Communist Manifesto
Marx has been called the last of the great Jewish prophets, and it is easy to see why. For his epic depictions of the feats of the bourgeoisie in the first section of the Manifesto seem to describe the workings of today's "global economy" much better than they describe the Europe of his own day (Brooke, 1998).
It is true that a century and a half later "the social order" has come to resemble a few of his predictions (though others not at all) but this hardly marks him as a co-discoverer of social science, unless we admit that all social science is mumbo-jumbo.
Karl Marx taught that the world was divided into two powerful classes, the "proletariat" (working class) and the "bourgeoisie" (wealthy ruling class). Marxism sees the proletariat and bourgeoisie as directly waging an ongoing competition, in that capitalists exploit workers and workers try to resist exploitation.(This is the foundational principle behind modern U.S. organized labor). Marx's scientific socialism combined his economics and philosophy -- including his theory of value and the concept of alienation -- to demonstrate that throughout the course of human history, a profound struggle has developed between the "haves" and the "have-nots" (omegaletter.com, 2005).
Marx claimed he had discovered the laws of history, laws that expose the contradictions of capitalism and the necessity of the class struggle. The more advanced the capitalist economy becomes, Marx argued, the greater these contradictions and conflicts. The more capitalism creates wealth, the more it sows the seeds of its own destruction.
Ultimately, Marx believed, the proletariat would realize that it has the collective power to overthrow the few remaining capitalists and, with them, the whole system (omegaletter.com, 2005).
Marx and Engels describe our modern industrial society as one of class conflict between the wealthy and the working class. They say that the production capability of capitalism is going to cease to be harmonious with the exploitive relationship between the bourgeoisie and the proletariat. The working class will revolt but it will be a different kind of revolution. Other revolutions simply meant more property to the ruling class. But members of the proletariat can't appropriate property. So when they obtain control through the revolt, they will do away with all private ownership of property, and the classes will disappear.
The authors go on to say that capitalism is inherently unstable and that this development (above) is unavoidable. In all this one can only say they were wrong.
In the 150 years since the Communist Manifesto was published, the declaration has proved to be empty. Many of its prophecies have been disproven by actual history. There are many reasons that this may be the case. It could be simply that some of the beliefs based around communist thought, including the labor theory of value were wrong.
The difficulty with Marx' and Engel's ideas imbedded in the manifesto could be that they were mistaken about which class would ultimately include all the others. They assumed that the proletariat would, in the end, assume the means of production and thus destroy the capitalism. They did not understand that production would become less costly as time wore on due to efficiencies in production. Workers would become entrepreneurs in free, not communist societies. The invention of computers, and the easy access to the tools of a service industry would make small business a driving force (Mattson, 2005).

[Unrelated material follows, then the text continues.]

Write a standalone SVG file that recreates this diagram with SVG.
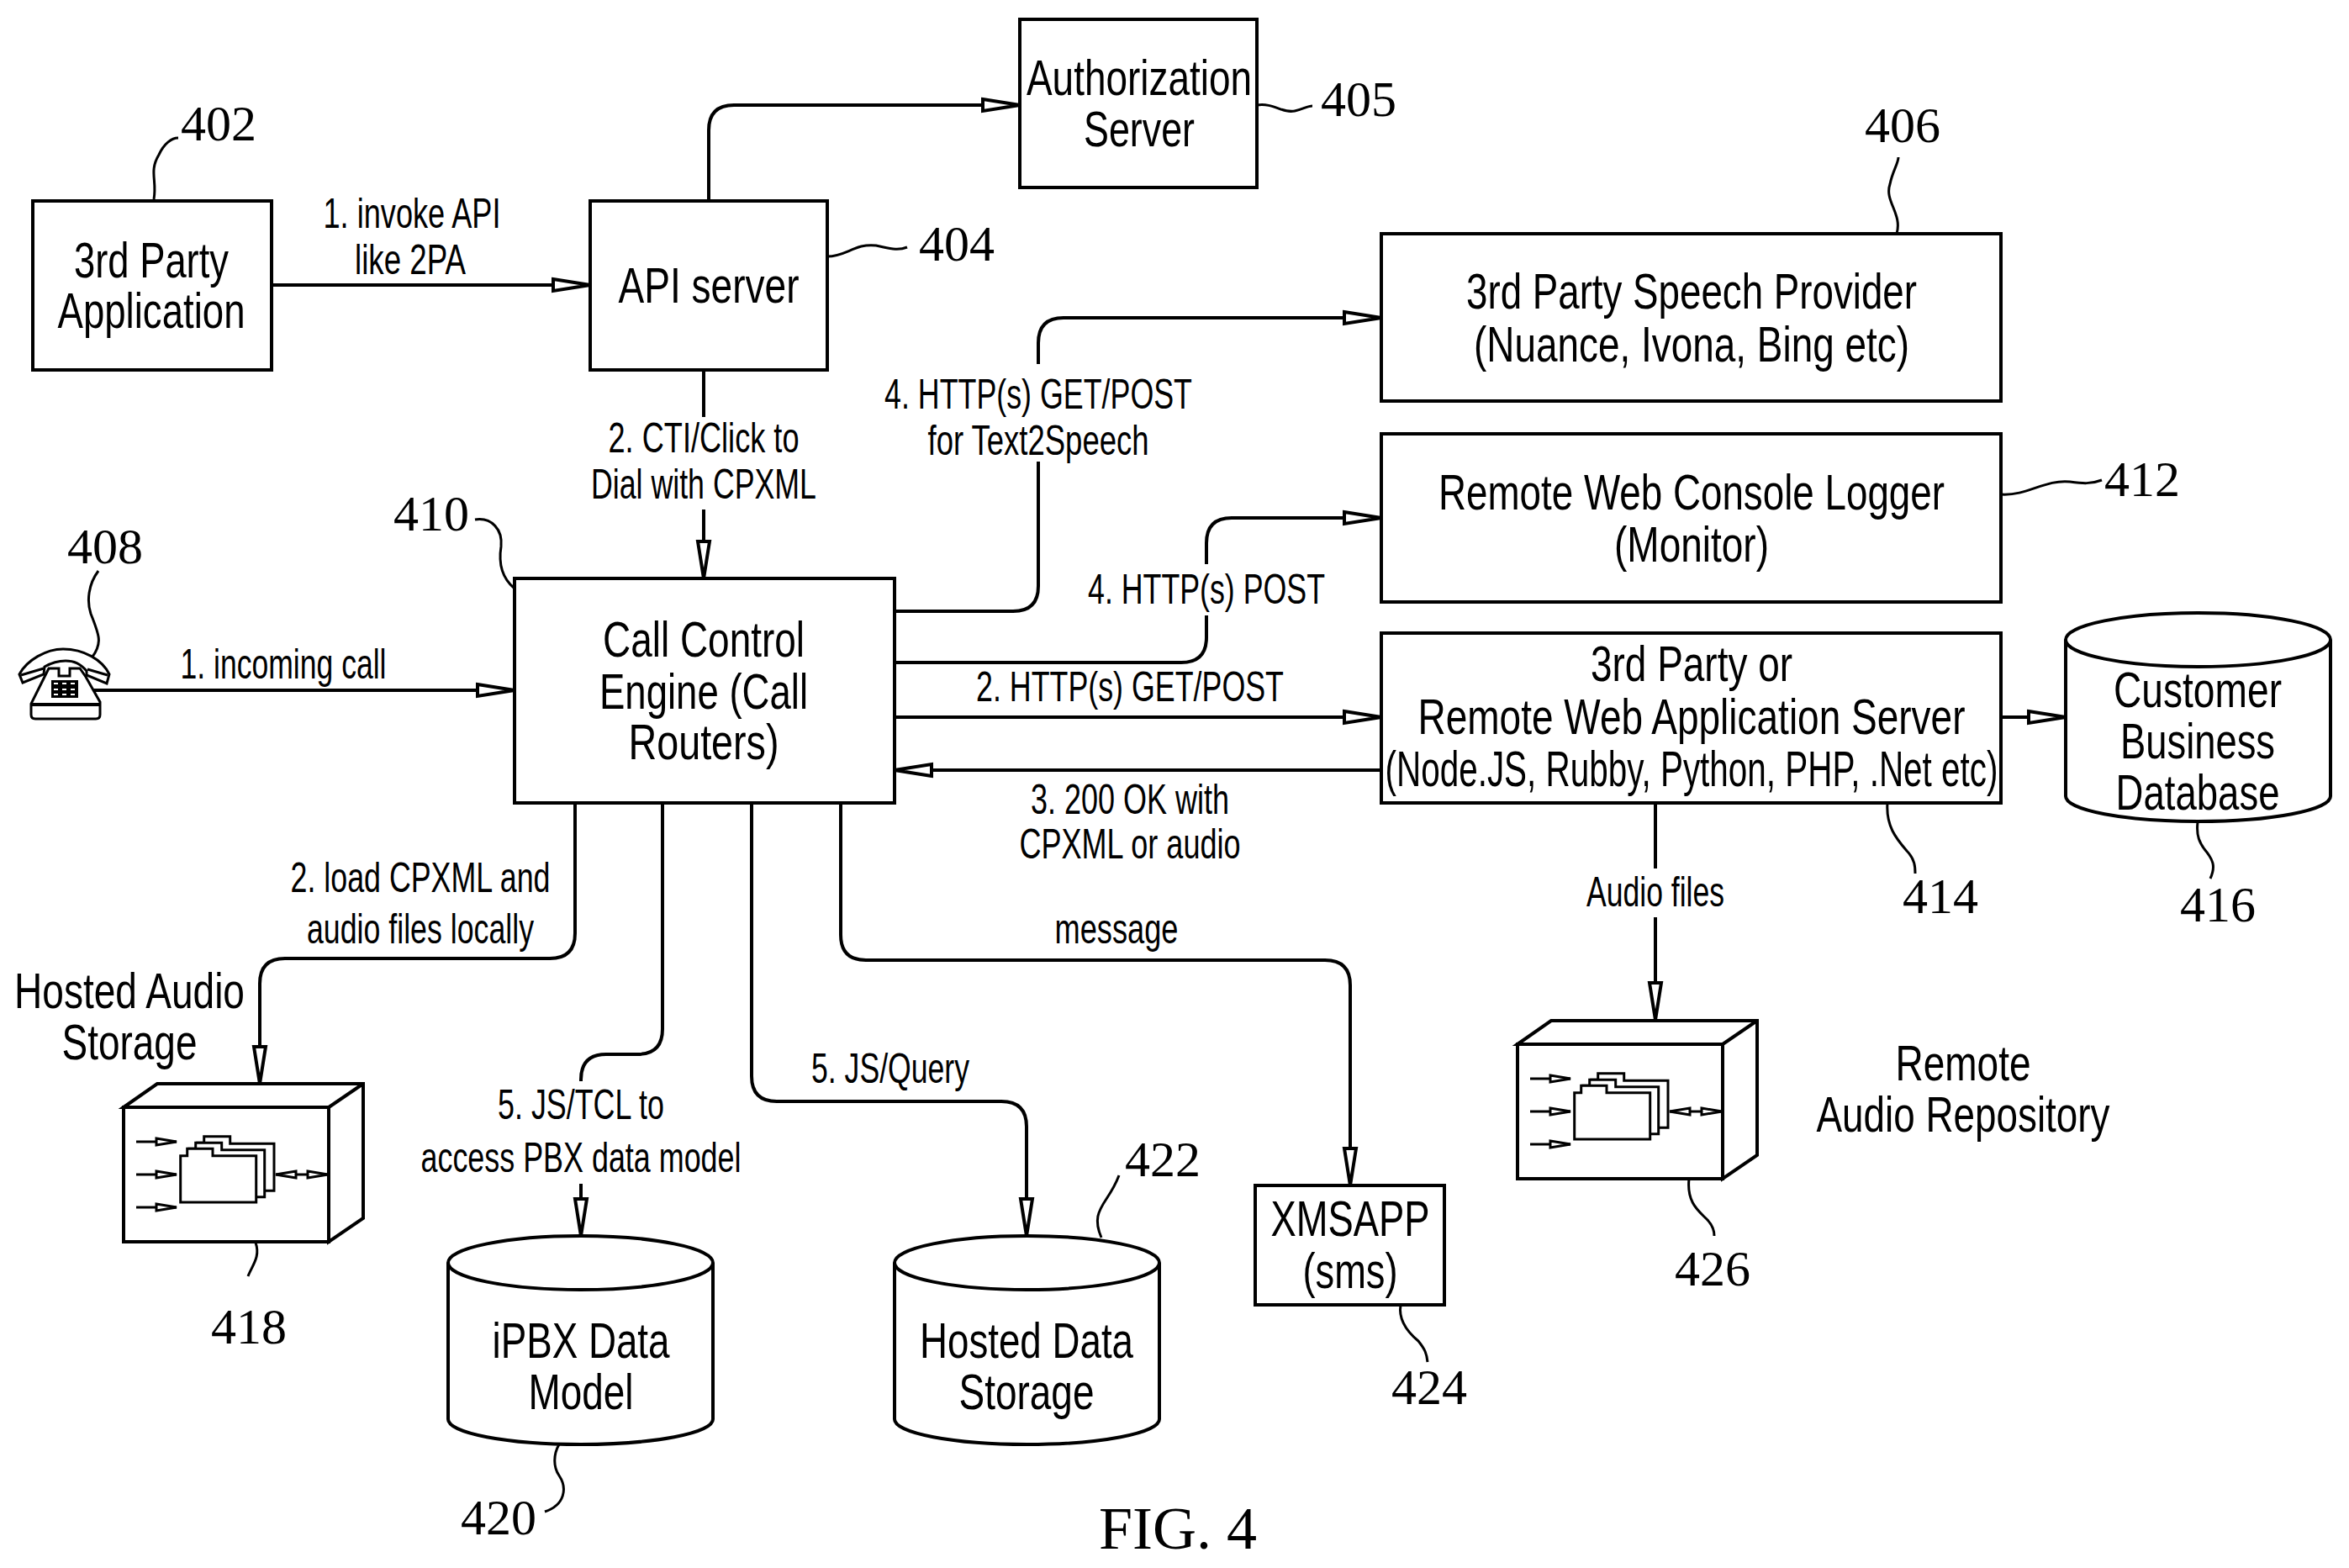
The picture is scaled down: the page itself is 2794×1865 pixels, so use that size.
<svg xmlns="http://www.w3.org/2000/svg" xmlns:xlink="http://www.w3.org/1999/xlink" width="2794" height="1865" viewBox="0 0 2794 1865">
<style>
text{font-family:"Liberation Sans",Arial,sans-serif;fill:#000;text-anchor:middle}
.n{font-size:60px}
.l{font-size:50px}
.r{font-family:"Liberation Serif","Times New Roman",serif;font-size:60px}
.f{font-family:"Liberation Serif","Times New Roman",serif;font-size:72px}
.b{fill:#fff;stroke:#000;stroke-width:4}
.o{fill:none;stroke:#000;stroke-width:4}
.c{fill:none;stroke:#000;stroke-width:4;marker-end:url(#a)}
.k{fill:none;stroke:#000;stroke-width:3}
.i{fill:none;stroke:#000;stroke-width:3;marker-end:url(#s)}
.d{fill:#fff;stroke:#000;stroke-width:3}
</style>
<defs>
<marker id="a" markerUnits="userSpaceOnUse" markerWidth="56" markerHeight="26" viewBox="-50 -13 56 26" refX="0" refY="0" orient="auto"><path d="M-44,-7 L0,0 L-44,7 Z" fill="#fff" stroke="#000" stroke-width="4"/></marker>
<marker id="s" markerUnits="userSpaceOnUse" markerWidth="30" markerHeight="16" viewBox="-27 -8 30 16" refX="0" refY="0" orient="auto"><path d="M-24,-4 L0,0 L-24,4 Z" fill="#fff" stroke="#000" stroke-width="3"/></marker>
<g id="store">
<path class="b" d="M0,0 L40,-28 H285 V132 L244,160 V0 Z"/>
<path class="o" d="M244,0 L285,-28"/>
<rect class="b" x="0" y="0" width="244" height="160"/>
<path class="d" d="M87.700,99.300 V42.300 H95.700 V34.700 H126.700 V43.300 H179 V99.300 Z"/>
<path class="d" d="M77.700,106.700 V49.300 H85.700 V42.300 H116.700 V50.700 H167.700 V106.700 Z"/>
<path class="d" d="M67.700,113 V57.700 H75.700 V49.300 H106 V57.700 H157.700 V113 Z"/>
<path class="i" d="M15,41 H63"/><path class="i" d="M15,80 H63"/><path class="i" d="M15,119 H63"/>
<path class="i" d="M212,80 H181"/><path class="i" d="M212,80 H243"/>
</g>
</defs>
<rect width="2794" height="1865" fill="#fff"/>
<g id="connectors">
<path class="c" d="M323,339 H702"/>
<path class="c" d="M843,239 V155 Q843,125 873,125 H1213"/>
<path class="o" d="M837,440 V496"/><path class="c" d="M837,606 V688"/>
<path class="o" d="M1064,727 H1205 Q1235,727 1235,697 V549"/><path class="c" d="M1235,433 V408 Q1235,378 1265,378 H1643"/>
<path class="o" d="M1064,788 H1405 Q1435,788 1435,758 V732"/><path class="c" d="M1435,671 V646 Q1435,616 1465,616 H1643"/>
<path class="c" d="M1064,853 H1643"/>
<path class="c" d="M1643,916 H1064"/>
<path class="c" d="M2380,853 H2457"/>
<path class="o" d="M1969,955 V1033"/><path class="c" d="M1969,1091 V1213"/>
<path class="c" d="M110,821 H612"/>
<path class="c" d="M684,955 V1110 Q684,1140 654,1140 H339 Q309,1140 309,1170 V1289"/>
<path class="o" d="M788,955 V1224 Q788,1254 758,1254 H721 Q691,1254 691,1284 V1286"/><path class="c" d="M691,1408 V1470"/>
<path class="c" d="M894,955 V1280 Q894,1310 924,1310 H1191 Q1221,1310 1221,1340 V1470"/>
<path class="c" d="M1000,955 V1112 Q1000,1142 1030,1142 H1576 Q1606,1142 1606,1172 V1410"/>
<g id="leaders">
<path class="k" d="M183,237 C187,214 177,204 189,184 C195,171 204,164 212,164"/>
<path class="k" d="M984,305 C1007,305 1017,289 1042,292 C1057,295 1067,299 1079,294"/>
<path class="k" d="M1495,125 C1515,122 1525,135 1540,132 C1550,130 1555,126 1561,126"/>
<path class="k" d="M2256,278 C2263,254 2241,239 2248,219 C2251,204 2258,194 2258,187"/>
<path class="k" d="M2380,588 C2412,590 2432,570 2462,573 C2477,575 2487,576 2500,571"/>
<path class="k" d="M565,618 C585,615 598,630 596,650 C592,675 600,690 612,700"/>
<path class="k" d="M117,679 C105,695 103,715 108,730 C118,755 122,765 110,781"/>
<path class="k" d="M2245,955 C2243,982 2255,997 2268,1012 C2278,1022 2278,1032 2278,1039"/>
<path class="k" d="M2614,978 C2612,995 2617,1003 2622,1010 C2632,1022 2636,1030 2629,1045"/>
<path class="k" d="M304,1478 C310,1495 300,1505 295,1518"/>
<path class="k" d="M665,1718 C658,1730 658,1745 665,1755 C675,1770 672,1790 648,1798"/>
<path class="k" d="M1310,1472 C1301,1451 1306,1441 1316,1426 C1324,1414 1328,1406 1331,1398"/>
<path class="k" d="M1666,1552 C1663,1570 1675,1585 1687,1595 C1695,1605 1697,1610 1698,1620"/>
<path class="k" d="M2009,1402 C2006,1430 2020,1440 2030,1450 C2038,1458 2039,1465 2039,1470"/>
</g>
</g>
<g id="n402"><rect class="b" x="39" y="239" width="284" height="201"/><text class="n" x="180" y="330" textLength="184" lengthAdjust="spacingAndGlyphs">3rd Party</text><text class="n" x="180" y="390" textLength="223" lengthAdjust="spacingAndGlyphs">Application</text></g>
<g id="n404"><rect class="b" x="702" y="239" width="282" height="201"/><text class="n" x="843" y="360" textLength="215" lengthAdjust="spacingAndGlyphs">API server</text></g>
<g id="n405"><rect class="b" x="1213" y="23" width="282" height="200"/><text class="n" x="1355" y="113" textLength="268" lengthAdjust="spacingAndGlyphs">Authorization</text><text class="n" x="1355" y="174" textLength="132" lengthAdjust="spacingAndGlyphs">Server</text></g>
<g id="n406"><rect class="b" x="1643" y="278" width="737" height="199"/><text class="n" x="2012" y="367" textLength="536" lengthAdjust="spacingAndGlyphs">3rd Party Speech Provider</text><text class="n" x="2012" y="430" textLength="518" lengthAdjust="spacingAndGlyphs">(Nuance, Ivona, Bing etc)</text></g>
<g id="n412"><rect class="b" x="1643" y="516" width="737" height="200"/><text class="n" x="2012" y="606" textLength="602" lengthAdjust="spacingAndGlyphs">Remote Web Console Logger</text><text class="n" x="2012" y="668" textLength="184" lengthAdjust="spacingAndGlyphs">(Monitor)</text></g>
<g id="n414"><rect class="b" x="1643" y="753" width="737" height="202"/><text class="n" x="2012" y="810" textLength="240" lengthAdjust="spacingAndGlyphs">3rd Party or</text><text class="n" x="2012" y="873" textLength="651" lengthAdjust="spacingAndGlyphs">Remote Web Application Server</text><text class="n" x="2012" y="935" textLength="729" lengthAdjust="spacingAndGlyphs">(Node.JS, Rubby, Python, PHP, .Net etc)</text></g>
<g id="n410"><rect class="b" x="612" y="688" width="452" height="267"/><text class="n" x="837" y="781" textLength="240" lengthAdjust="spacingAndGlyphs">Call Control</text><text class="n" x="837" y="843" textLength="248" lengthAdjust="spacingAndGlyphs">Engine (Call</text><text class="n" x="837" y="903" textLength="179" lengthAdjust="spacingAndGlyphs">Routers)</text></g>
<g id="n416"><path class="b" d="M2457,761 A157.500,32 0 0 1 2772,761 V947 A157.500,30 0 0 1 2457,947 Z"/><path class="o" d="M2457,761 A157.500,32 0 0 0 2772,761"/><text class="n" x="2614" y="841" textLength="200" lengthAdjust="spacingAndGlyphs">Customer</text><text class="n" x="2614" y="902" textLength="184" lengthAdjust="spacingAndGlyphs">Business</text><text class="n" x="2614" y="963" textLength="195" lengthAdjust="spacingAndGlyphs">Database</text></g>
<g id="n420"><path class="b" d="M533,1502 A157.500,32 0 0 1 848,1502 V1688 A157.500,30 0 0 1 533,1688 Z"/><path class="o" d="M533,1502 A157.500,32 0 0 0 848,1502"/><text class="n" x="691" y="1615" textLength="211" lengthAdjust="spacingAndGlyphs">iPBX Data</text><text class="n" x="691" y="1676" textLength="125" lengthAdjust="spacingAndGlyphs">Model</text></g>
<g id="n422"><path class="b" d="M1064,1502 A157.500,32 0 0 1 1379,1502 V1688 A157.500,30 0 0 1 1064,1688 Z"/><path class="o" d="M1064,1502 A157.500,32 0 0 0 1379,1502"/><text class="n" x="1221" y="1615" textLength="254" lengthAdjust="spacingAndGlyphs">Hosted Data</text><text class="n" x="1221" y="1676" textLength="161" lengthAdjust="spacingAndGlyphs">Storage</text></g>
<g id="n424"><rect class="b" x="1493" y="1410" width="225" height="142"/><text class="n" x="1606" y="1470" textLength="189" lengthAdjust="spacingAndGlyphs">XMSAPP</text><text class="n" x="1606" y="1532" textLength="113" lengthAdjust="spacingAndGlyphs">(sms)</text></g>
<g id="n418"><use xlink:href="#store" href="#store" transform="translate(147,1317)"/><text class="n" x="154" y="1199" textLength="274" lengthAdjust="spacingAndGlyphs">Hosted Audio</text><text class="n" x="154" y="1260" textLength="161" lengthAdjust="spacingAndGlyphs">Storage</text></g>
<g id="n426"><use xlink:href="#store" href="#store" transform="translate(1805,1242)"/><text class="n" x="2335" y="1285" textLength="161" lengthAdjust="spacingAndGlyphs">Remote</text><text class="n" x="2335" y="1346" textLength="349" lengthAdjust="spacingAndGlyphs">Audio Repository</text></g>
<g id="n408">
<path class="d" d="M53,805 L37,837 V850 Q37,855 42,855 H114 Q119,855 119,850 V835 L102,805 L95,795 H83 V804 H70 V795 H58 Z"/>
<path class="o" d="M37,838 H119" stroke-width="3"/>
<path class="d" d="M23,802 C32,785 55,772 75,772 C100,772 122,785 130,802 L127,813 L103,803 L103,798 C95,789 88,786 78,786 C68,786 60,789 53,793 L52,802 L27,812 Z"/>
<path class="k" d="M25,803 L52,795 M128,803 L104,796"/>
<rect x="61" y="809" width="32" height="21" fill="#000"/>
<path d="M64,813 H69 M74,813 H79 M84,813 H89 M64,820 H69 M74,820 H79 M84,820 H89 M64,826 H69 M74,826 H79 M84,826 H89" fill="none" stroke="#fff" stroke-width="2"/>
</g>
<g id="labels">
<text class="l" x="490" y="271" textLength="211" lengthAdjust="spacingAndGlyphs">1. invoke API</text>
<text class="l" x="488" y="326" textLength="132" lengthAdjust="spacingAndGlyphs">like 2PA</text>
<text class="l" x="1235" y="486" textLength="366" lengthAdjust="spacingAndGlyphs">4. HTTP(s) GET/POST</text>
<text class="l" x="1235" y="541" textLength="263" lengthAdjust="spacingAndGlyphs">for Text2Speech</text>
<text class="l" x="837" y="538" textLength="227" lengthAdjust="spacingAndGlyphs">2. CTI/Click to</text>
<text class="l" x="837" y="593" textLength="268" lengthAdjust="spacingAndGlyphs">Dial with CPXML</text>
<text class="l" x="1435" y="718" textLength="282" lengthAdjust="spacingAndGlyphs">4. HTTP(s) POST</text>
<text class="l" x="1344" y="834" textLength="366" lengthAdjust="spacingAndGlyphs">2. HTTP(s) GET/POST</text>
<text class="l" x="1344" y="968" textLength="236" lengthAdjust="spacingAndGlyphs">3. 200 OK with</text>
<text class="l" x="1344" y="1021" textLength="263" lengthAdjust="spacingAndGlyphs">CPXML or audio</text>
<text class="l" x="337" y="807" textLength="245" lengthAdjust="spacingAndGlyphs">1. incoming call</text>
<text class="l" x="500" y="1061" textLength="309" lengthAdjust="spacingAndGlyphs">2. load CPXML and</text>
<text class="l" x="500" y="1122" textLength="270" lengthAdjust="spacingAndGlyphs">audio files locally</text>
<text class="l" x="691" y="1331" textLength="198" lengthAdjust="spacingAndGlyphs">5. JS/TCL to</text>
<text class="l" x="691" y="1394" textLength="381" lengthAdjust="spacingAndGlyphs">access PBX data model</text>
<text class="l" x="1059" y="1288" textLength="188" lengthAdjust="spacingAndGlyphs">5. JS/Query</text>
<text class="l" x="1328" y="1122" textLength="147" lengthAdjust="spacingAndGlyphs">message</text>
<text class="l" x="1969" y="1078" textLength="164" lengthAdjust="spacingAndGlyphs">Audio files</text>
<text class="r" x="260" y="167">402</text>
<text class="r" x="1138" y="310">404</text>
<text class="r" x="1616" y="138">405</text>
<text class="r" x="2263" y="169">406</text>
<text class="r" x="2548" y="590">412</text>
<text class="r" x="513" y="631">410</text>
<text class="r" x="125" y="670">408</text>
<text class="r" x="2308" y="1086">414</text>
<text class="r" x="2638" y="1096">416</text>
<text class="r" x="296" y="1598">418</text>
<text class="r" x="593" y="1825">420</text>
<text class="r" x="1383" y="1399">422</text>
<text class="r" x="1700" y="1670">424</text>
<text class="r" x="2037" y="1529">426</text>
<text class="f" x="1401" y="1842">FIG. 4</text>
</g>
</svg>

In his book The Vital Center, Arthur Schlesinger believed this "mistaken analysis" was "responsible for the failure of" Marx's prophecies and the triumph of "bureaucratic collectivism" in the Soviet Union. Crucially, it neglected the possibility of liberal reform." The capitalist state has clearly not been just the executive committee of the business community" (Mattson, 2005).
Besides erring politically, Marx erred sociologically. The standard narrative of postwar history depicts left-wing writers recognizing that Marx's bipolarized view of class -- bourgeois vs. proletariat -- and his belief in imminent capitalist crisis failed to explain America's newfound economic abundance. Workers weren't suffering from being impoverished, the arguments went, they were buying televisions and automobiles and refrigerators (Mattson, 2005).